= Bhaiyathan =

Bhaiyathan is a panchayat village in Surajpur District in the Indian state of Chhattisgarh. Bhaiyathan is part of a community development block under the jurisdiction of Surajpur district and is 23 km away from Surajpur. It is situated on the bank of the Rihand River. Tamor Pingla Wildlife Sanctuary is a major attraction nearby. A famous Devi temple on a hill, Kudargarh, is just 23 km from Bhaiyathan.

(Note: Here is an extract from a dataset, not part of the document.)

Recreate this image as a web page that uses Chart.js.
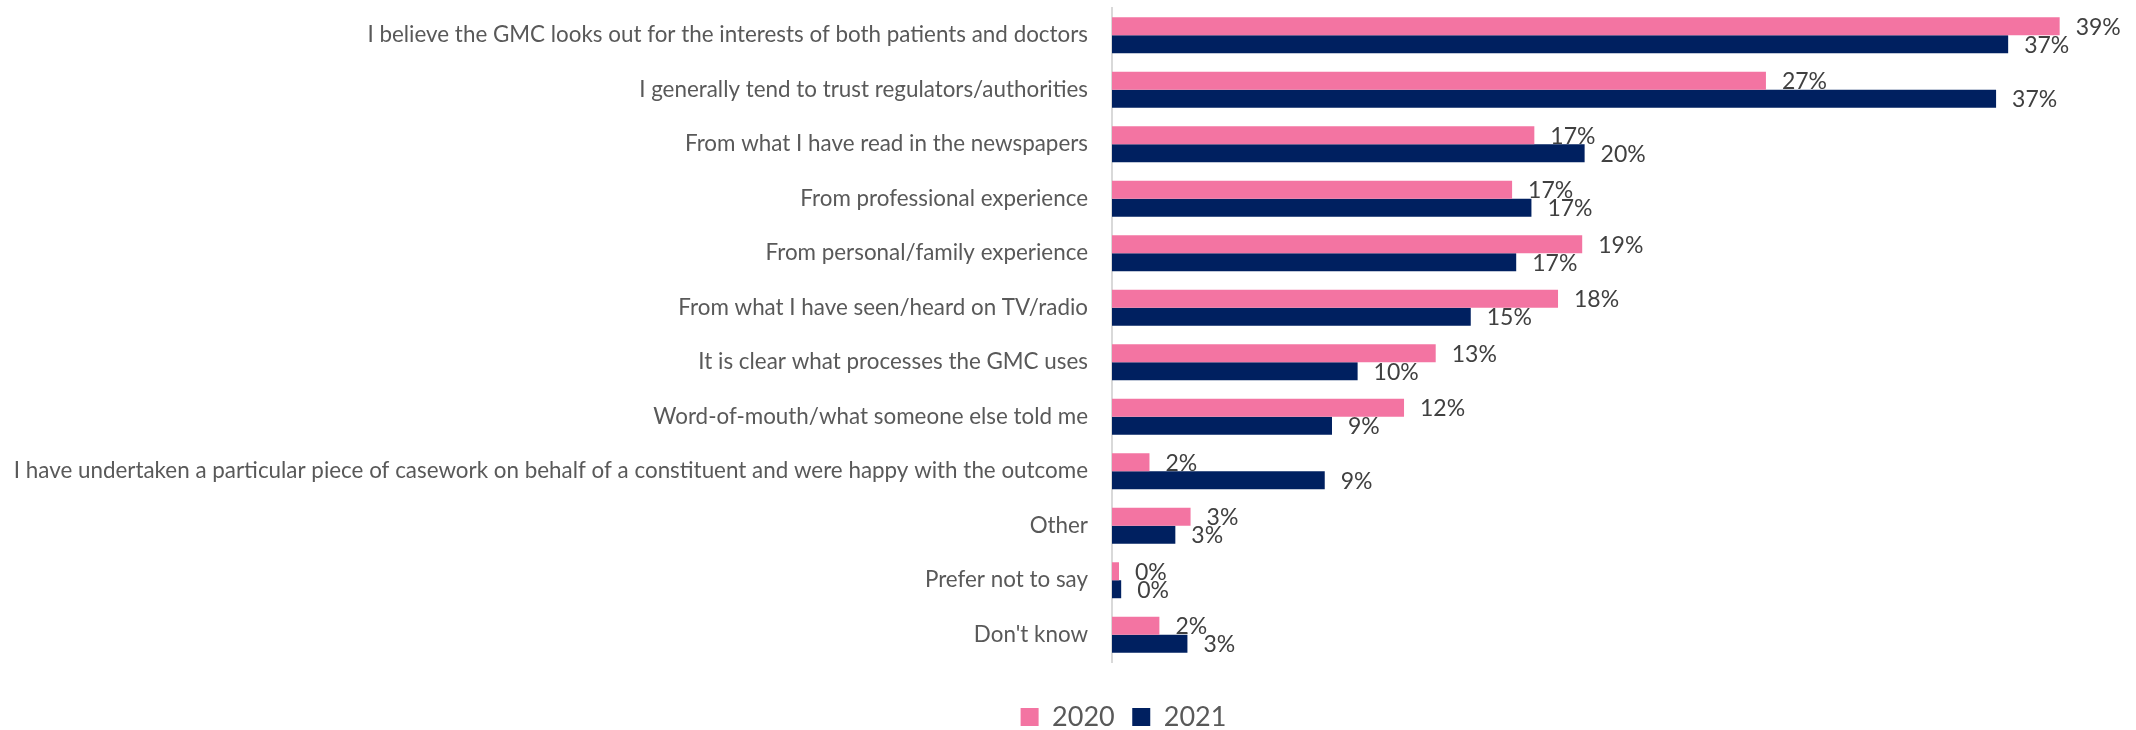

A 2x600 MW thermal power project has been proposed by the Union Power Ministry in Bhaiyathan. It will be installed by Chhattisgarh State Electricity Board (CSEB). CSEB will be the first electricity board in the country to install 600 MW super critical units, which only National Thermal Power Corporation (NTPC) has adopted so far.

== History ==

In the early 17th century, two cousins of the Agnikul Chauhan Raja of Mainpuri, Dalthamban Sahi and Dharamel Sahi, were returning from a pilgrimage to Jagannath Puri. They had a small force with them. On their return journey, they halted at the Capital of Surguja State, Ambikapur. They camped near the Joda talab (Bhaiya Bada) which still exists to this day. The Maharaja of Surguja was away from the Capital and some rebel sardars of the State surrounded the palace. The Rani came to know that the Chauhan brothers were camping near the Joda Talab. She sent the traditional Rakhi. Dalthamban Sahi and Dharamel Sahi came to her rescue and drove away the bagi sardars. A major part of their force was killed in the encounter. After some time the Maharaja returned. He thanked the Chauhan brothers for rescuing the Rani and offered them the Jagirdari of the area on the northern part of the state known as Jhilmili Estate. This was accepted by the older brother Dalthamban Sahi. A part of Jhilmili Area was under control of Baland Rajas.

The Chauhan brothers settled at Kaskela village on the banks of the Rihand River. They drove away the forces of Baland from the area and overpowered the Pakharias who were perpetually rebelling against the Surguja State. They paid an Annual Tribute to the Surguja State. The title of Bhaiya was conferred on the family by Maharajah Amar Singh Deo Bahadoor "Surguja State". Since after the tying of the Rakhi, the brothers had become bhaiyas of Rani, the ilaka (area) was known as Bhaiyasthan. This was later known as Bhaiyathan.

On 10 February 1872, A Khilat was granted by the court of commissioner esq. the title of Bhaiya Bahadur was also granted to shri Fateh Narayan Singh illakedar of Jhilimi Surguja for meritorious services to the government.
The Title of Bhaiya Bahadur was Granted by Raja Bahadur Bindeshwari Prasad Singh Deo C.S.I of Udaipur State" Manager Court of Ward "Surguja State". Younger Son of Maharajah Amar Singh Deo Bahadoor "Surguja State".

==Places to See==

Telgaon

== Localities ==
- Bhaiyathan Purani Basti
- Harrapara
- Darripara
- Samouli
- Hospital Colony ( New Market )
- Paasal

Landmarks in the area include the (Lal Vindeshwari Pratap Singh Deo Indraprastha Bhaiya Garhi Jhilmili Bhaiyathan), Palata Bhairav mandir (temple).

1.Bhaiya Bahadur Lal Mahamaya Pratap Singhdeo of Bade Gadhi.

2.Lal Samar Bahadur Singh dev and Lal Kaushal Pratap Singh dev of chota gadhi.